• **Task prompt**:
Return the number of lines that contain the word "chart", and return nothing else.
* Begin *
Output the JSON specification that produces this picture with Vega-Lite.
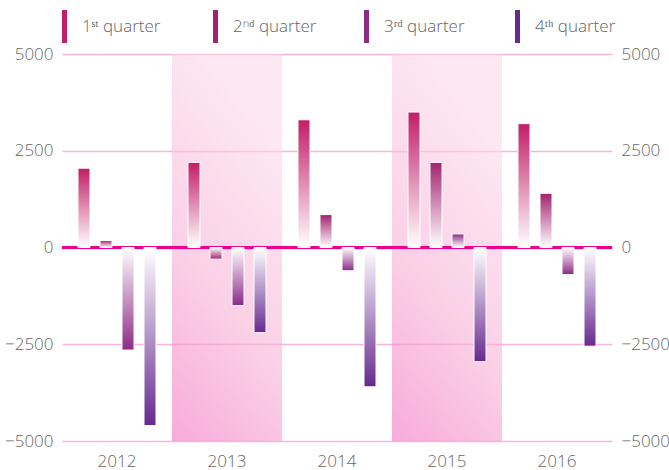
{
  "$schema": "https://vega.github.io/schema/vega-lite/v6.json",
  "autosize": "none",
  "width": 550,
  "height": 387,
  "padding": {"left": 62, "top": 54, "right": 57, "bottom": 29},
  "datasets": {
    "sales": [
      {"year": "2012", "quarter": "Q1", "value": 2050},
      {"year": "2012", "quarter": "Q2", "value": 180},
      {"year": "2012", "quarter": "Q3", "value": -2650},
      {"year": "2012", "quarter": "Q4", "value": -4600},
      {"year": "2013", "quarter": "Q1", "value": 2200},
      {"year": "2013", "quarter": "Q2", "value": -300},
      {"year": "2013", "quarter": "Q3", "value": -1500},
      {"year": "2013", "quarter": "Q4", "value": -2200},
      {"year": "2014", "quarter": "Q1", "value": 3300},
      {"year": "2014", "quarter": "Q2", "value": 850},
      {"year": "2014", "quarter": "Q3", "value": -600},
      {"year": "2014", "quarter": "Q4", "value": -3600},
      {"year": "2015", "quarter": "Q1", "value": 3500},
      {"year": "2015", "quarter": "Q2", "value": 2200},
      {"year": "2015", "quarter": "Q3", "value": 350},
      {"year": "2015", "quarter": "Q4", "value": -2950},
      {"year": "2016", "quarter": "Q1", "value": 3200},
      {"year": "2016", "quarter": "Q2", "value": 1400},
      {"year": "2016", "quarter": "Q3", "value": -700},
      {"year": "2016", "quarter": "Q4", "value": -2550}
    ],
    "bands": [
      {"year": "2013", "top": 5000, "bottom": -5000},
      {"year": "2015", "top": 5000, "bottom": -5000}
    ],
    "zero": [
      {"value": 0}
    ]
  },
  "resolve": {"scale": {"y": "shared"}, "axis": {"y": "independent"}},
  "layer": [
    {
      "data": {"name": "bands"},
      "mark": {
        "type": "rect",
        "opacity": 0.6,
        "color": {
          "gradient": "linear",
          "x1": 0, "y1": 1, "x2": 0.35, "y2": 0,
          "stops": [
            {"offset": 0, "color": "#f373c0"},
            {"offset": 0.45, "color": "#f7b0d6"},
            {"offset": 1, "color": "#fcd9e8"}
          ]
        }
      },
      "encoding": {
        "x": {"field": "year", "type": "nominal", "scale": {"domain": ["2012", "2013", "2014", "2015", "2016"], "paddingInner": 0, "paddingOuter": 0},
              "axis": {"title": null, "domain": false, "ticks": false, "labelFontSize": 17, "labelPadding": 12, "labelAngle": 0}},
        "y": {"field": "top", "type": "quantitative", "scale": {"domain": [-5000, 5000], "nice": false},
              "axis": {"orient": "left", "title": null, "values": [-5000, -2500, 0, 2500, 5000], "format": "d", "grid": true, "gridColor": "#f9b2d9", "gridWidth": 1.5, "domain": false, "ticks": false, "labelPadding": 9, "labelFontSize": 17}},
        "y2": {"field": "bottom"}
      }
    },
    {
      "data": {"name": "zero"},
      "mark": {"type": "rule", "color": "#ec008c", "strokeWidth": 3},
      "encoding": {
        "y": {"field": "value", "type": "quantitative",
              "axis": {"orient": "right", "title": null, "values": [-5000, -2500, 0, 2500, 5000], "format": "d", "grid": false, "domain": false, "ticks": false, "labelPadding": 9, "labelFontSize": 17}}
      }
    },
    {
      "data": {"name": "sales"},
      "mark": {"type": "bar", "stroke": "#ffffff", "strokeWidth": 1},
      "encoding": {
        "x": {"field": "year", "type": "nominal"},
        "xOffset": {"field": "quarter", "type": "nominal", "scale": {"paddingInner": 0.4545, "paddingOuter": 0.727}},
        "y": {"field": "value", "type": "quantitative", "axis": null},
        "fill": {
          "condition": [
            {"test": "datum.quarter === 'Q1' && datum.value >= 0", "value": {"gradient": "linear", "x1": 0, "y1": 0, "x2": 0, "y2": 1, "stops": [{"offset": 0, "color": "#c21d66"}, {"offset": 1, "color": "#ffffff"}]}},
            {"test": "datum.quarter === 'Q2' && datum.value >= 0", "value": {"gradient": "linear", "x1": 0, "y1": 0, "x2": 0, "y2": 1, "stops": [{"offset": 0, "color": "#a2226f"}, {"offset": 1, "color": "#ffffff"}]}},
            {"test": "datum.quarter === 'Q3' && datum.value >= 0", "value": {"gradient": "linear", "x1": 0, "y1": 0, "x2": 0, "y2": 1, "stops": [{"offset": 0, "color": "#8c2a86"}, {"offset": 1, "color": "#ffffff"}]}},
            {"test": "datum.quarter === 'Q4' && datum.value >= 0", "value": {"gradient": "linear", "x1": 0, "y1": 0, "x2": 0, "y2": 1, "stops": [{"offset": 0, "color": "#66298f"}, {"offset": 1, "color": "#ffffff"}]}},
            {"test": "datum.quarter === 'Q1'", "value": {"gradient": "linear", "x1": 0, "y1": 0, "x2": 0, "y2": 1, "stops": [{"offset": 0, "color": "#ffffff"}, {"offset": 1, "color": "#c21d66"}]}},
            {"test": "datum.quarter === 'Q2'", "value": {"gradient": "linear", "x1": 0, "y1": 0, "x2": 0, "y2": 1, "stops": [{"offset": 0, "color": "#ffffff"}, {"offset": 1, "color": "#a2226f"}]}},
            {"test": "datum.quarter === 'Q3'", "value": {"gradient": "linear", "x1": 0, "y1": 0, "x2": 0, "y2": 1, "stops": [{"offset": 0, "color": "#ffffff"}, {"offset": 1, "color": "#8c2a86"}]}}
          ],
          "value": {"gradient": "linear", "x1": 0, "y1": 0, "x2": 0, "y2": 1, "stops": [{"offset": 0, "color": "#ffffff"}, {"offset": 1, "color": "#66298f"}]}
        }
      }
    },
    {
      "data": {"name": "sales"},
      "mark": {"type": "text", "text": ""},
      "encoding": {
        "color": {
          "field": "quarter", "type": "nominal",
          "scale": {"domain": ["Q1", "Q2", "Q3", "Q4"], "range": ["#c21d66", "#a2226f", "#8c2a86", "#66298f"]},
          "legend": {
            "title": null,
            "orient": "none",
            "legendX": -14,
            "legendY": -44,
            "direction": "horizontal",
            "columns": 4,
            "gridAlign": "all",
            "columnPadding": 33,
            "symbolType": "M-0.15,-1V1H0.15V-1Z",
            "symbolSize": 1089,
            "symbolStrokeWidth": 0,
            "labelOffset": 1,
            "labelFontSize": 17,
            "labelFontWeight": 300,
            "labelColor": "#666666",
            "labelFont": "Open Sans",
            "labelExpr": "datum.label === 'Q1' ? '1ˢᵗ quarter' : datum.label === 'Q2' ? '2ⁿᵈ quarter' : datum.label === 'Q3' ? '3ʳᵈ quarter' : '4ᵗʰ quarter'"
          }
        }
      }
    }
  ],
  "config": {
    "view": {"stroke": null},
    "axis": {"labelFont": "Open Sans", "labelColor": "#666666", "labelFontWeight": 300}
  }
}
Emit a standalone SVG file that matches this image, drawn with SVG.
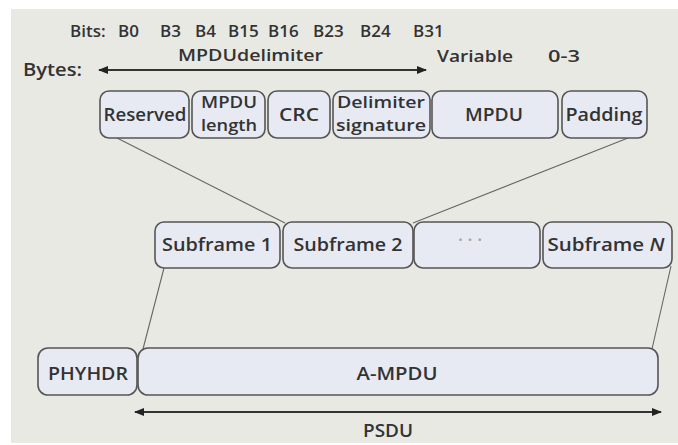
<svg xmlns="http://www.w3.org/2000/svg" width="678" height="445" viewBox="0 0 678 445">
<defs>
<style>
.box{fill:#e8eaf3;stroke:#555;stroke-width:1.6}
.t{font-family:"Open Sans","Liberation Sans",sans-serif;font-weight:600;font-size:18px;fill:#333}
.m{text-anchor:middle}
.s{font-size:16px}
.b{font-size:17px}
.ln{stroke:#666;stroke-width:1.1;fill:none}
.ar{stroke:#333;stroke-width:1.8;fill:none}
</style>
<marker id="ah" viewBox="0 0 10 8" refX="9" refY="4" markerWidth="10" markerHeight="8" markerUnits="userSpaceOnUse" orient="auto-start-reverse">
<path d="M0,0 L10,4 L0,8 Z" fill="#222"/>
</marker>
</defs>
<rect x="0" y="0" width="678" height="445" fill="#ffffff"/>
<rect x="11" y="9" width="667" height="434" fill="#e9e9e4"/>

<g id="labels">
<text class="t b" y="37"><tspan x="70">Bits:</tspan><tspan x="118">B0</tspan><tspan x="160">B3</tspan><tspan x="195">B4</tspan><tspan x="228">B15</tspan><tspan x="268">B16</tspan><tspan x="313">B23</tspan><tspan x="360">B24</tspan><tspan x="413">B31</tspan></text>
<text class="t b" x="178" y="61" textLength="145" lengthAdjust="spacingAndGlyphs">MPDUdelimiter</text>
<text class="t" x="23" y="76" textLength="59" lengthAdjust="spacingAndGlyphs">Bytes:</text>
<text class="t b" x="437" y="62" textLength="76" lengthAdjust="spacingAndGlyphs">Variable</text>
<text class="t b" x="548" y="62" textLength="32" lengthAdjust="spacingAndGlyphs">0-3</text>
<text class="t m" x="388" y="437" textLength="50" lengthAdjust="spacingAndGlyphs">PSDU</text>
</g>

<g id="connectors">
<line class="ar" x1="99" y1="70" x2="426" y2="70" marker-start="url(#ah)" marker-end="url(#ah)"/>
<line class="ar" x1="135" y1="412" x2="661" y2="412" marker-start="url(#ah)" marker-end="url(#ah)"/>
<line class="ln" x1="117" y1="138" x2="285" y2="223"/>
<line class="ln" x1="628" y1="138" x2="413" y2="223"/>
<line class="ln" x1="164" y1="268" x2="143" y2="349"/>
<line class="ln" x1="671" y1="266" x2="652" y2="349"/>
</g>

<g id="reserved"><rect class="box" x="100" y="91" width="89" height="47" rx="9"/><text class="t m" x="145" y="121" textLength="83" lengthAdjust="spacingAndGlyphs">Reserved</text></g>
<g id="mpdu-length"><rect class="box" x="192" y="91" width="73" height="47" rx="9"/><text class="t m s" x="229" y="108" textLength="56" lengthAdjust="spacingAndGlyphs">MPDU</text><text class="t m s" x="229" y="131" textLength="56" lengthAdjust="spacingAndGlyphs">length</text></g>
<g id="crc"><rect class="box" x="268" y="91" width="62" height="47" rx="9"/><text class="t m" x="299" y="121" textLength="40" lengthAdjust="spacingAndGlyphs">CRC</text></g>
<g id="delimiter-signature"><rect class="box" x="333" y="91" width="97" height="47" rx="9"/><text class="t m s" x="381" y="108" textLength="88" lengthAdjust="spacingAndGlyphs">Delimiter</text><text class="t m s" x="381" y="131" textLength="90" lengthAdjust="spacingAndGlyphs">signature</text></g>
<g id="mpdu"><rect class="box" x="432" y="91" width="126" height="47" rx="9"/><text class="t m" x="494" y="121" textLength="58" lengthAdjust="spacingAndGlyphs">MPDU</text></g>
<g id="padding"><rect class="box" x="562" y="91" width="85" height="47" rx="9"/><text class="t m" x="604" y="121" textLength="77" lengthAdjust="spacingAndGlyphs">Padding</text></g>

<g id="subframe1"><rect class="box" x="155" y="222" width="125" height="46" rx="9"/><text class="t m" x="217" y="251" textLength="110" lengthAdjust="spacingAndGlyphs">Subframe 1</text></g>
<g id="subframe2"><rect class="box" x="283" y="222" width="130" height="46" rx="9"/><text class="t m" x="348" y="251" textLength="109" lengthAdjust="spacingAndGlyphs">Subframe 2</text></g>
<g id="dots"><rect class="box" x="414" y="222" width="126" height="46" rx="9"/><text class="t m" x="470" y="246" style="fill:#a5a5a5">· · ·</text></g>
<g id="subframeN"><rect class="box" x="543" y="222" width="129" height="46" rx="9"/><text class="t m" x="606" y="251" textLength="117" lengthAdjust="spacingAndGlyphs">Subframe <tspan font-style="italic">N</tspan></text></g>

<g id="phyhdr"><rect class="box" x="38" y="348" width="99" height="47" rx="10"/><text class="t m" x="88" y="380" textLength="80" lengthAdjust="spacingAndGlyphs">PHYHDR</text></g>
<g id="a-mpdu"><rect class="box" x="138" y="348" width="520" height="47" rx="10"/><text class="t m" x="397" y="380" textLength="81" lengthAdjust="spacingAndGlyphs">A-MPDU</text></g>
</svg>
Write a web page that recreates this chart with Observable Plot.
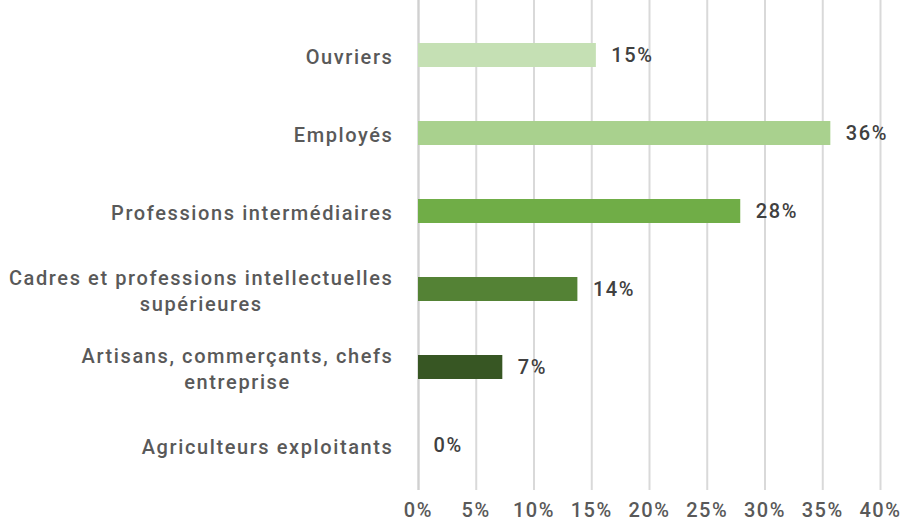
<!DOCTYPE html>
<html><head><meta charset="utf-8">
<script src="https://cdn.jsdelivr.net/npm/d3@7"></script>
<script src="https://cdn.jsdelivr.net/npm/@observablehq/plot@0.6"></script>
<style>
body{margin:0;background:#fff;}
#chart svg text{letter-spacing:1.6px;}
</style>
</head><body><div id="chart"></div>
<script>
const categories = ["Ouvriers","Employés","Professions intermédiaires","Cadres et professions intellectuelles\nsupérieures","Artisans, commerçants, chefs\nentreprise","Agriculteurs exploitants"];
const values = [15.4, 35.7, 27.9, 13.8, 7.3, 0];
const colors = ["#c5e0b4","#a9d18e","#70ad47","#548235","#375623","#263d18"];
const xTicks = [0,5,10,15,20,25,30,35,40];

const data = categories.map((c,i)=>({cat:c, v:values[i], color:colors[i], label: Math.round(values[i]) + "%"}));

const chart = Plot.plot({
  width: 904, height: 523,
  marginLeft: 418, marginRight: 24, marginTop: 0, marginBottom: 33,
  style: {fontSize: "20px", color: "#595959", fontFamily: "Roboto, sans-serif", fontWeight: "500"},
  x: {domain: [0,40], ticks: xTicks, tickFormat: d => d + "%", grid: false, label: null},
  y: {domain: categories, range: [15,485], paddingInner: 0.69, paddingOuter: 0.345, label: null},
  marks: [
    Plot.gridX(xTicks, {stroke: "#d9d9d9", strokeOpacity: 1, strokeWidth: 2}),
    Plot.ruleX([0], {stroke: "#d0d0d0", strokeWidth: 2}),
    Plot.barX(data, {y: "cat", x: "v", fill: "color"}),
    Plot.text(data, {y: "cat", x: "v", text: "label", textAnchor: "start", dx: 15, fill: "#404040", fontSize: 20, fontWeight: 500}),
    Plot.axisX({ticks: xTicks, tickFormat: d => d + "%", tickSize: 0, tickPadding: 12, fill: "#595959", fontSize: 20}),
    Plot.axisY({tickSize: 0, tickPadding: 25, fill: "#595959", fontSize: 20, lineHeight: 1.33})
  ]
});
document.getElementById("chart").appendChild(chart);

// center-align lines of multi-line category labels within right-aligned block
chart.querySelectorAll("g[aria-label='y-axis tick label'] text").forEach(t => {
  const spans = t.querySelectorAll("tspan");
  if (spans.length > 1) {
    let maxW = 0;
    spans.forEach(s => { maxW = Math.max(maxW, s.getComputedTextLength()); });
    t.setAttribute("text-anchor", "middle");
    const x0 = +(t.getAttribute("x") || 0);
    t.setAttribute("x", x0 - maxW/2);
    spans.forEach(s => s.setAttribute("x", x0 - maxW/2));
  }
});
</script>
</body></html>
* End *
• **Answer to the exercise**:
6